- [Problem description]:
Records follow. Select each line holding "this".

══ Data extract ══

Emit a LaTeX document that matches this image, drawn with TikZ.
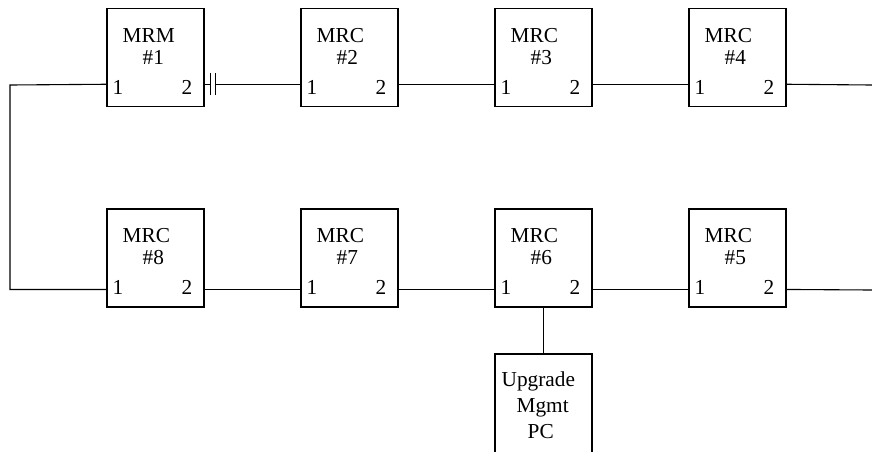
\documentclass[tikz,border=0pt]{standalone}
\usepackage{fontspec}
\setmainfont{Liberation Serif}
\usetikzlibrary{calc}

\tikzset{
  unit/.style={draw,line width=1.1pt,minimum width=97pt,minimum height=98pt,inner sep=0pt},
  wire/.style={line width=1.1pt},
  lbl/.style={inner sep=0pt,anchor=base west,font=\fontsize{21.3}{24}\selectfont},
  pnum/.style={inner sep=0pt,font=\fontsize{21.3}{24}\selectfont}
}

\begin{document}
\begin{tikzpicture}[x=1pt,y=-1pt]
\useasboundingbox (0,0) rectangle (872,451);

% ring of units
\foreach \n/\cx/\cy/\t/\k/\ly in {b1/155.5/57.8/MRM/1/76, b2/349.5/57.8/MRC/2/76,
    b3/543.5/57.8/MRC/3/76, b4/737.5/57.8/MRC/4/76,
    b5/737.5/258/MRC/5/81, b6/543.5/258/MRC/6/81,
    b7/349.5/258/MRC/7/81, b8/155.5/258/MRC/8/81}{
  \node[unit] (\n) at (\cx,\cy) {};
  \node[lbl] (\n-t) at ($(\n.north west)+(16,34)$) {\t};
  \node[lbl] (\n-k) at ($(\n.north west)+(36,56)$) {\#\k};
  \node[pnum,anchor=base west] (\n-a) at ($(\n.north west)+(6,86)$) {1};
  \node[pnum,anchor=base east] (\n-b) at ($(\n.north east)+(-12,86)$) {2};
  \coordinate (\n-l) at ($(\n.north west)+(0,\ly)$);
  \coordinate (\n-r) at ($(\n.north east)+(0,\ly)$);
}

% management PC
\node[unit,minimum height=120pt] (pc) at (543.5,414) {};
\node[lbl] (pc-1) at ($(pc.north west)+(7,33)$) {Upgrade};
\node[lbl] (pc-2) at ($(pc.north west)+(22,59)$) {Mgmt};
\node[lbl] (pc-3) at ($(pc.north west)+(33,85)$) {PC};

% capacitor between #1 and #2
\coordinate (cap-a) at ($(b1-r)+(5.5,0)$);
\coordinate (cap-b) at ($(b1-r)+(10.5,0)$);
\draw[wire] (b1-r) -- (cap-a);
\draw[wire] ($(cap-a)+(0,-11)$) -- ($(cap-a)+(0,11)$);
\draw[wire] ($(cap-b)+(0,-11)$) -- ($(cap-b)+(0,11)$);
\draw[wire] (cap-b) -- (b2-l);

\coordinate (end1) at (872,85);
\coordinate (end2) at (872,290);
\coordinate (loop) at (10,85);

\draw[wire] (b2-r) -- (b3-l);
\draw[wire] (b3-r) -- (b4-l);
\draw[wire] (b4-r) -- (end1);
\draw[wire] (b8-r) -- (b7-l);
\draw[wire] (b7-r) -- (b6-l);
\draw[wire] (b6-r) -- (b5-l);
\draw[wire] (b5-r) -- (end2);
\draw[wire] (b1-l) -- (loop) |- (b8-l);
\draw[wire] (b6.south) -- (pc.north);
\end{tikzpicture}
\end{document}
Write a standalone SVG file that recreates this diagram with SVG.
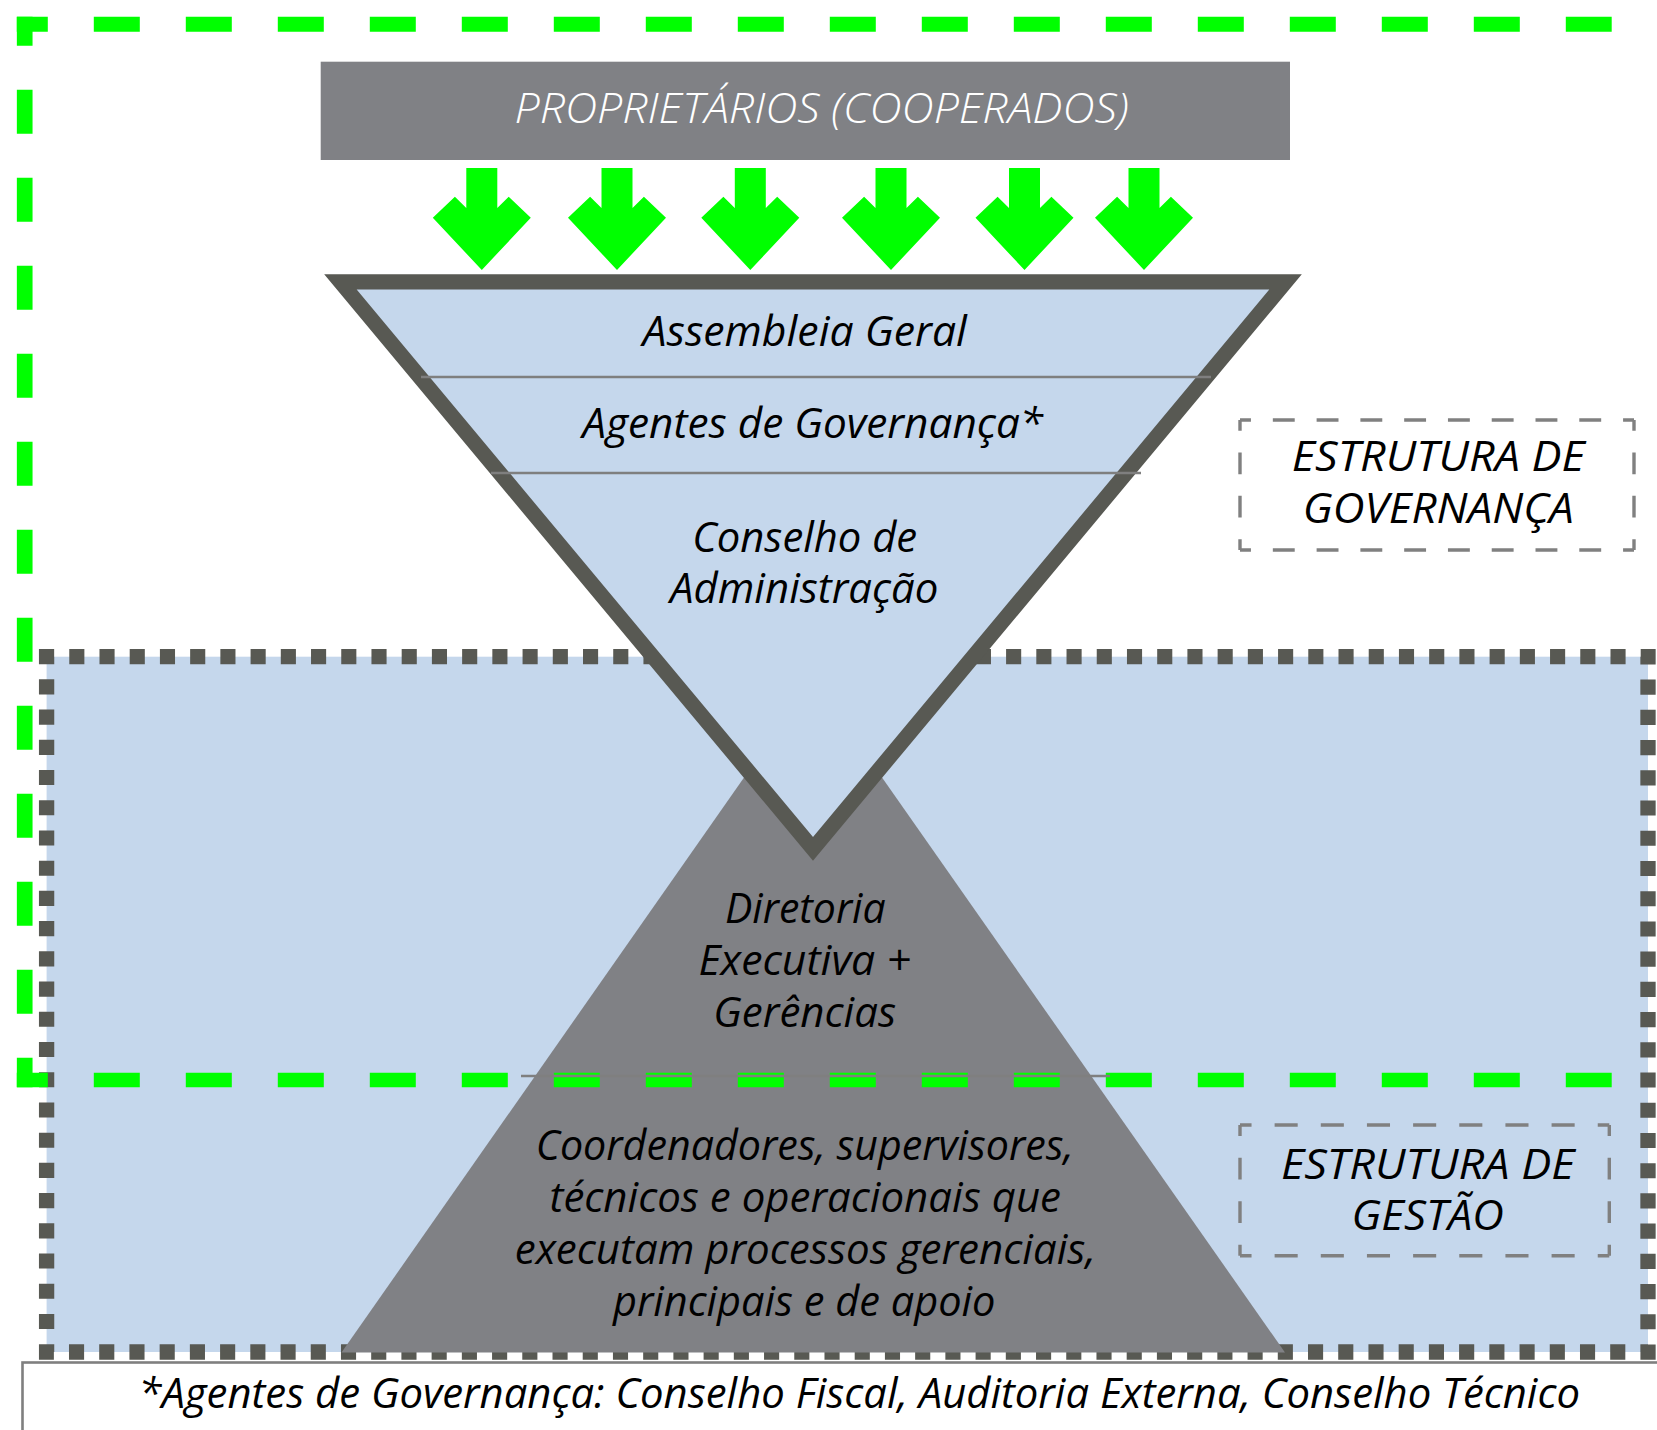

═══

- [Worked answer]:
Emit a LaTeX document that matches this image, drawn with TikZ.
Write a standalone SVG file that recreates this diagram with SVG.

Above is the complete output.